Zu Begründung der Sonntagsöffnung für die Einführung der App wird die Stärkung des Standortes herangezogen, damit der Einzelhandel auch weiterhin konkurrenzfähig ist. Die Sonntagsöffnung für die Weihnachbeleuchtung wird damit begründet, dass es einen deutlichen Rückgang der Betriebe gäbe und es absolut notwendig sei, die Attraktivität des Severinsviertel zu stärken, oder mindestens zu erhalten. Weiterhin wird die Einführung der App damit begründet, dass durch die Sonntagsöffnung die Attraktivität des Veedels erhöht und somit auch der Tourismus und die Lebensmittelgeschäfte gestärkt werden sollen. Die Sonntagöffnung anlässlich der Weihnachtsbeleuchtung wird mit der allgemeinen Erhöhung der Attraktivität des Veedels und der Stärkung der Lebensmittelgeschäfte begründet.

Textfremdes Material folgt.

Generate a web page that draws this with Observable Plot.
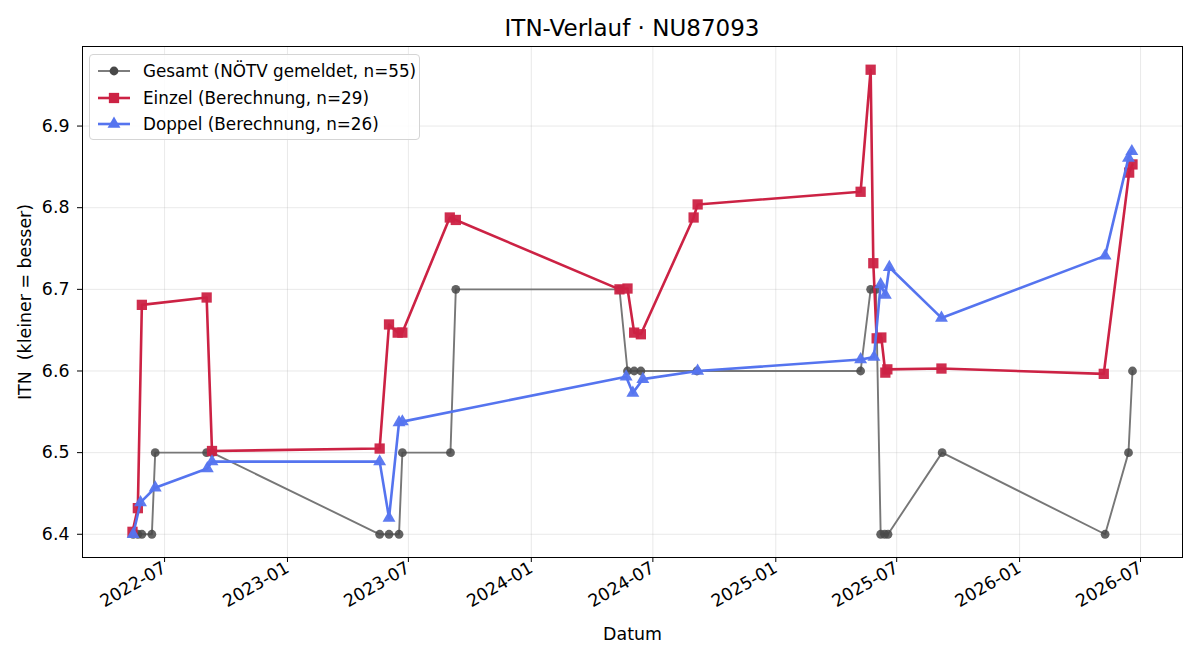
<!DOCTYPE html>
<html>
<head>
<meta charset="utf-8">
<script src="https://cdn.jsdelivr.net/npm/d3@7"></script>
<script src="https://cdn.jsdelivr.net/npm/@observablehq/plot@0.6"></script>
<style>
  body { margin: 0; background: #fff; font-family: "DejaVu Sans", sans-serif; }
  #wrap { position: relative; width: 1200px; height: 660px; overflow: hidden; }
  #title { position: absolute; left: 82px; width: 1100px; top: 14px; text-align: center;
           font-size: 23px; line-height: 28px; color: #000; white-space: nowrap; }
  #chart { position: absolute; left: 0; top: 40px; }
  #legend { position: absolute; left: 89px; top: 54px; width: 331px; height: 86px;
            border: 1px solid #d5d5d5; border-radius: 4px; background: rgba(255,255,255,0.85);
            box-sizing: border-box; }
  .row { position: absolute; left: 0; height: 20px; display: flex; align-items: center; }
  .row svg { margin-left: 7px; }
  .row span { margin-left: 12px; font-size: 16.8px; white-space: nowrap; color: #000; }
</style>
</head>
<body>
<div id="wrap">
  <div id="title"></div>
  <div id="chart"></div>
  <div id="legend"></div>
</div>
<script>
// ---------- data ----------
const titleText = "ITN-Verlauf · NU87093";
const xLabel = "Datum";
const yLabel = "ITN\u00a0 (kleiner = besser)";

const seriesNames = [
  "Gesamt (NÖTV gemeldet, n=55)",
  "Einzel (Berechnung, n=29)",
  "Doppel (Berechnung, n=26)"
];

const gesamtDates = [
  "2022-05-15","2022-05-22","2022-05-28","2022-06-12","2022-06-17","2022-09-02","2022-09-10",
  "2023-05-19","2023-06-02","2023-06-17","2023-06-22","2023-09-02","2023-09-10",
  "2024-05-12","2024-05-24","2024-06-03","2024-06-13","2024-09-05",
  "2025-05-08","2025-05-23","2025-05-31","2025-06-07","2025-06-13","2025-06-18","2025-09-07",
  "2026-05-09","2026-06-13","2026-06-19"
];
const gesamtValues = [
  6.4, 6.4, 6.4, 6.4, 6.5, 6.5, 6.5,
  6.4, 6.4, 6.4, 6.5, 6.5, 6.7,
  6.7, 6.6, 6.6, 6.6, 6.6,
  6.6, 6.7, 6.7, 6.4, 6.4, 6.4, 6.5,
  6.4, 6.5, 6.6
];

const einzelDates = [
  "2022-05-14","2022-05-22","2022-05-28","2022-09-02","2022-09-10",
  "2023-05-19","2023-06-02","2023-06-15","2023-06-22","2023-09-01","2023-09-10",
  "2024-05-12","2024-05-24","2024-06-03","2024-06-13","2024-08-31","2024-09-06",
  "2025-05-08","2025-05-23","2025-05-27","2025-06-01","2025-06-08","2025-06-14","2025-06-17","2025-09-06",
  "2026-05-07","2026-06-14","2026-06-19"
];
const einzelValues = [
  6.403, 6.432, 6.681, 6.690, 6.502,
  6.505, 6.657, 6.647, 6.647, 6.788, 6.785,
  6.700, 6.701, 6.647, 6.645, 6.788, 6.804,
  6.8195, 6.969, 6.732, 6.640, 6.641, 6.598, 6.602, 6.603,
  6.5965, 6.843, 6.853
];

const doppelDates = [
  "2022-05-15","2022-05-26","2022-06-17","2022-09-03","2022-09-10",
  "2023-05-19","2023-06-02","2023-06-17","2023-06-22",
  "2024-05-22","2024-06-01","2024-06-16","2024-09-06",
  "2025-05-08","2025-05-28","2025-06-07","2025-06-14","2025-06-20","2025-09-06",
  "2026-05-09","2026-06-13","2026-06-18"
];
const doppelValues = [
  6.400, 6.439, 6.457, 6.4805, 6.489,
  6.489, 6.420, 6.537, 6.538,
  6.593, 6.573, 6.590, 6.600,
  6.614, 6.617, 6.706, 6.693, 6.727, 6.665,
  6.741, 6.861, 6.869
];

const xTickLabels = ["2022-07","2023-01","2023-07","2024-01","2024-07","2025-01","2025-07","2026-01","2026-07"];
const yTickValues = [6.4, 6.5, 6.6, 6.7, 6.8, 6.9];

// ---------- styles ----------
const colGesamtLine = "#777777";
const colGesamtDot = "#484848";
const colEinzel = "#cc2244";
const colDoppel = "#5574ef";
const rGesamt = 4.4, rEinzel = 5.8, rDoppel = 4.8;

// ---------- build ----------
const parseDay = d3.utcParse("%Y-%m-%d");
const parseMonth = d3.utcParse("%Y-%m");
const toRows = (dates, vals) => dates.map((d, i) => ({date: parseDay(d), itn: vals[i]}));
const gesamt = toRows(gesamtDates, gesamtValues);
const einzel = toRows(einzelDates, einzelValues);
const doppel = toRows(doppelDates, doppelValues);
const all = [...gesamt, ...einzel, ...doppel];

const [x0, x1] = d3.extent(all, d => +d.date);
const xpad = (x1 - x0) * 0.05;
const [y0, y1] = d3.extent(all, d => d.itn);
const ypad = (y1 - y0) * 0.05;
const xTicks = xTickLabels.map(parseMonth);

document.getElementById("title").textContent = titleText;

const chart = Plot.plot({
  width: 1200,
  height: 620,
  marginLeft: 82,
  marginRight: 18,
  marginTop: 6,
  marginBottom: 103,
  style: {fontFamily: "DejaVu Sans", fontSize: "17.4px", color: "#000", background: "#fff"},
  x: {type: "utc", domain: [new Date(x0 - xpad), new Date(x1 + xpad)]},
  y: {domain: [y0 - ypad, y1 + ypad]},
  marks: [
    Plot.gridX({ticks: xTicks, stroke: "#b0b0b0", strokeOpacity: 0.35, strokeWidth: 0.8}),
    Plot.gridY({ticks: yTickValues, stroke: "#b0b0b0", strokeOpacity: 0.35, strokeWidth: 0.8}),
    Plot.axisX({ticks: xTicks, tickFormat: d3.utcFormat("%Y-%m"), tickRotate: -30, tickSize: 5,
                tickPadding: 4, label: xLabel, labelAnchor: "center", labelArrow: "none", labelOffset: 82}),
    Plot.axisY({ticks: yTickValues, tickFormat: d => d.toFixed(1), tickSize: 5, tickPadding: 8,
                label: yLabel, labelAnchor: "center", labelArrow: "none", labelOffset: 64}),
    Plot.line(gesamt, {x: "date", y: "itn", stroke: colGesamtLine, strokeWidth: 1.9}),
    Plot.dot(gesamt, {x: "date", y: "itn", r: rGesamt, fill: colGesamtDot, fillOpacity: 0.85}),
    Plot.line(einzel, {x: "date", y: "itn", stroke: colEinzel, strokeWidth: 2.6}),
    Plot.dot(einzel, {x: "date", y: "itn", symbol: "square", r: rEinzel, fill: colEinzel, fillOpacity: 0.95}),
    Plot.line(doppel, {x: "date", y: "itn", stroke: colDoppel, strokeWidth: 2.6}),
    Plot.dot(doppel, {x: "date", y: "itn", symbol: "triangle", r: rDoppel, fill: colDoppel, fillOpacity: 0.95}),
    Plot.frame({stroke: "#000", strokeWidth: 1})
  ]
});
document.getElementById("chart").appendChild(chart);

// ---------- legend ----------
const legend = document.getElementById("legend");
const legendItems = [
  {name: seriesNames[0], line: colGesamtLine, fill: colGesamtDot, sym: d3.symbolCircle, r: rGesamt, w: 1.9},
  {name: seriesNames[1], line: colEinzel, fill: colEinzel, sym: d3.symbolSquare, r: rEinzel, w: 2.6},
  {name: seriesNames[2], line: colDoppel, fill: colDoppel, sym: d3.symbolTriangle, r: rDoppel, w: 2.6}
];
legendItems.forEach((it, i) => {
  const row = document.createElement("div");
  row.className = "row";
  row.style.top = (6 + i * 26.5) + "px";
  const ns = "http://www.w3.org/2000/svg";
  const svg = document.createElementNS(ns, "svg");
  svg.setAttribute("width", 34); svg.setAttribute("height", 20);
  const ln = document.createElementNS(ns, "line");
  ln.setAttribute("x1", 1); ln.setAttribute("x2", 33); ln.setAttribute("y1", 10); ln.setAttribute("y2", 10);
  ln.setAttribute("stroke", it.line); ln.setAttribute("stroke-width", it.w);
  svg.appendChild(ln);
  const p = document.createElementNS(ns, "path");
  p.setAttribute("d", d3.symbol(it.sym, Math.PI * it.r * it.r)());
  p.setAttribute("transform", "translate(17,10)");
  p.setAttribute("fill", it.fill);
  svg.appendChild(p);
  row.appendChild(svg);
  const sp = document.createElement("span");
  sp.textContent = it.name;
  row.appendChild(sp);
  legend.appendChild(row);
});
</script>
</body>
</html>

Soweit immer wieder als Begründung für Sonntagsöffnungen die Konkurrenz zum Online-Handel angeführt wird, ist es wenig nachvollziehbar, wenn es dann bei diesen Sonntagsöffnungen um die Stärkung der Lebensmittelgeschäfte geht. Lebensmittelmärkte müssen sich mit der Internetkonkurrenz nicht messen. Aktuelle Zahlen belegen, dass der Online-Handel im Lebensmittelbereich nicht die Erwartungen erfüllen konnte (wie z.B. Amazon Fresh). Die Gegenüberstellung soll zeigen, dass nicht nachvollziehbar ist, weshalb eine Sonntagsöffnung die Voraussetzungen des § 6 LÖG erfüllt und die andere nicht. Beide beantragten Sonntagsöffnungen entsprechen nicht den Voraussetzungen.

Die Verwaltung hat die Begründung der Interessengemeinschaft vollständig übernommen. Allerdings obliegt es der Verwaltung, sich Gewissheit über die tatsächlichen Begebenheiten im Bereich der Sonntagsöffnung zu verschaffen, weil nur auf dieser Grundlage die verfassungsrechtlich gebotene Abwägung und ihre gerichtliche Überprüfung möglich ist, so das OVG NRW. Konkrete Feststellungen zu den mit der Verkaufsstellenöffnung im Severinsviertel im Einzelnen verfolgten Gemeinwohlinteressen, deren Bestimmung und Gewichtung, sind vorliegend von der Veraltung nicht getroffen worden. Das gilt im Übrigen für alle weiteren Sonntagsöffnungen. Daher können wir der Beschlussvorlage und dem Änderungsantrag bis auf die Sonntagsöffnung in Braunsfeld nicht zustimmen.